| Instruction |
Reproduce nothing but the lines from the start of the material through the line that includes "import pandas as pd", both ends included, and omit every picture.

| Supplied material |
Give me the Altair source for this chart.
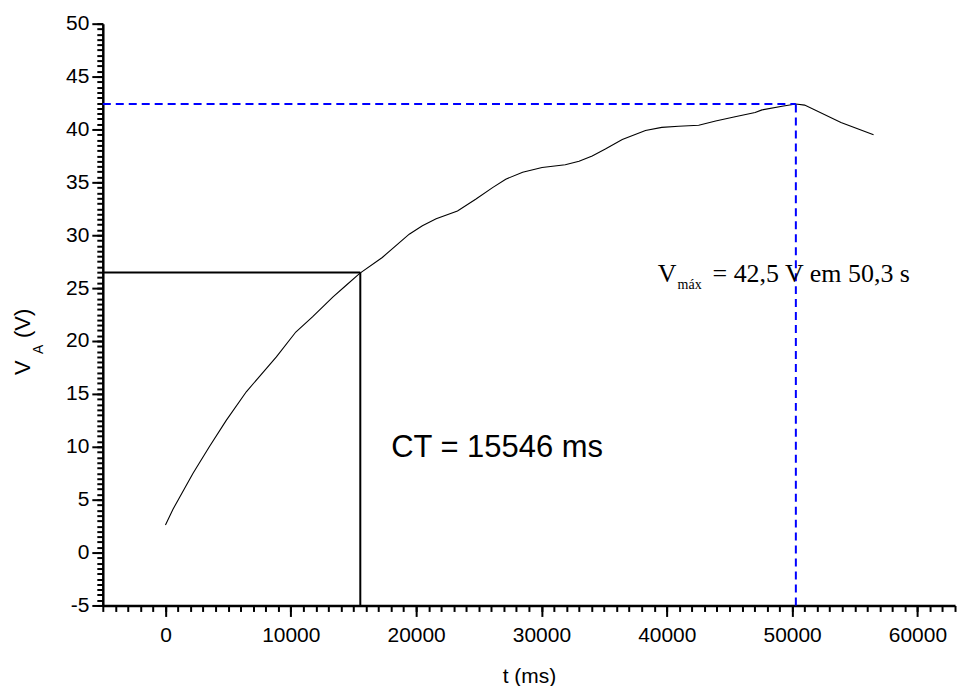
import altair as alt
import pandas as pd

# curve
t_ms = [0, 600, 2200, 3500, 4850, 6450, 8850, 10400, 11750, 13350, 14400, 15500,
        17300, 19450, 20500, 21600, 23300, 24750, 26100, 27150, 28500, 30050,
        31900, 33000, 34050, 35100, 36450, 38300, 39600, 40950, 42550, 43900,
        45450, 47050, 47600, 49200, 50300, 51000, 53900, 56500]
v_volts = [2.6, 4.1, 7.5, 10.0, 12.5, 15.2, 18.5, 20.85, 22.3, 24.15, 25.25, 26.4,
           27.9, 30.1, 30.9, 31.55, 32.3, 33.4, 34.5, 35.3, 35.95, 36.4,
           36.67, 37.0, 37.5, 38.15, 39.05, 39.9, 40.2, 40.3, 40.4, 40.8,
           41.2, 41.6, 41.85, 42.2, 42.4, 42.3, 40.65, 39.5]

x_major = [0, 10000, 20000, 30000, 40000, 50000, 60000]
x_minor = list(range(-5000, 63001, 1000))
y_major = [-5, 0, 5, 10, 15, 20, 25, 30, 35, 40, 45, 50]
y_minor = [v / 2 for v in range(-10, 101)]

x_min, x_max = -5000, 63000
y_min, y_max = -5, 50

ct_t, ct_v = 15546, 26.48
peak_t, peak_v = 50300, 42.4

df = pd.DataFrame({"t": t_ms, "v": v_volts})

xs = alt.Scale(domain=[x_min, x_max], nice=False, zero=False)
ys = alt.Scale(domain=[y_min, y_max], nice=False, zero=False)

FONT = "Liberation Sans"
SERIF = "Liberation Serif"

major_x = alt.Axis(values=x_major, labelExpr="toString(datum.value)", tickSize=11, tickWidth=2,
                   domainWidth=2.5, domainColor="black", tickColor="black", labelColor="black",
                   labelFont=FONT, labelFontSize=21, labelPadding=8, grid=False,
                   title="t (ms)", titleFont=FONT, titleFontSize=21, titleFontWeight="normal",
                   titleColor="black", titlePadding=20, orient="bottom", labelFlush=False)
minor_x = alt.Axis(values=x_minor, tickSize=6, tickWidth=2, tickColor="black", labels=False,
                   domain=False, grid=False, title=None, orient="bottom")
major_y = alt.Axis(values=y_major, labelExpr="toString(datum.value)", tickSize=11, tickWidth=2,
                   domainWidth=2.5, domainColor="black", tickColor="black", labelColor="black",
                   labelFont=FONT, labelFontSize=21, labelPadding=3, grid=False,
                   title=None, orient="left", labelFlush=False)
minor_y = alt.Axis(values=y_minor, tickSize=6, tickWidth=2, tickColor="black", labels=False,
                   domain=False, grid=False, title=None, orient="left")

base = alt.Chart(df)

curve = base.mark_line(color="black", strokeWidth=1.1).encode(
    x=alt.X("t:Q", scale=xs, axis=major_x),
    y=alt.Y("v:Q", scale=ys, axis=major_y),
)
minor = base.mark_line(opacity=0).encode(
    x=alt.X("t:Q", scale=xs, axis=minor_x),
    y=alt.Y("v:Q", scale=ys, axis=minor_y),
)

lines_df = pd.DataFrame({
    "x": [x_min, ct_t, x_min, peak_t],
    "x2": [ct_t, ct_t, peak_t, peak_t],
    "y": [ct_v, y_min, peak_v, y_min],
    "y2": [ct_v, ct_v, peak_v, peak_v],
    "kind": ["ct", "ct", "max", "max"],
})
ct_rules = alt.Chart(lines_df).transform_filter(alt.datum.kind == "ct").mark_rule(
    color="black", strokeWidth=2).encode(
    x=alt.X("x:Q", scale=xs, axis=None), x2="x2:Q",
    y=alt.Y("y:Q", scale=ys, axis=None), y2="y2:Q")
max_rules = alt.Chart(lines_df).transform_filter(alt.datum.kind == "max").mark_rule(
    color="#0000ff", strokeWidth=2, strokeDash=[8, 5]).encode(
    x=alt.X("x:Q", scale=xs, axis=None), x2="x2:Q",
    y=alt.Y("y:Q", scale=ys, axis=None), y2="y2:Q")

def label(text, x, y, size, font=FONT, angle=0):
    return alt.Chart(pd.DataFrame({"s": [text]})).mark_text(
        align="left", baseline="alphabetic", font=font, fontSize=size,
        color="black", angle=angle).encode(
        text="s:N", x=alt.value(x), y=alt.value(y))

ct_text = label("CT = 15546 ms", 289, 434, 31)
vmax_v = label("V", 556, 259, 26, SERIF)
vmax_sub = label("máx", 576, 266, 14, SERIF)
vmax_rest = label("= 42,5 V em 50,3 s", 611, 259, 26, SERIF)

ytitle_v = label("V", -73, 352, 22, angle=270)
ytitle_a = label("A", -60, 331, 14, angle=270)
ytitle_p = label("(V)", -73, 315, 22, angle=270)

chart = alt.layer(
    minor, curve, ct_rules, max_rules, ct_text, vmax_v, vmax_sub, vmax_rest,
    ytitle_v, ytitle_a, ytitle_p,
).resolve_axis(x="independent", y="independent").properties(
    width=854, height=583,
    autosize=alt.AutoSizeParams(type="none"),
    padding={"left": 95, "top": 15, "right": 10, "bottom": 80},
    background="white",
).configure_view(stroke=None)

chart.save("out.html", embed_options={"renderer": "svg", "actions": False})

| Exercise answer |
Give me the Altair source for this chart.
import altair as alt
import pandas as pd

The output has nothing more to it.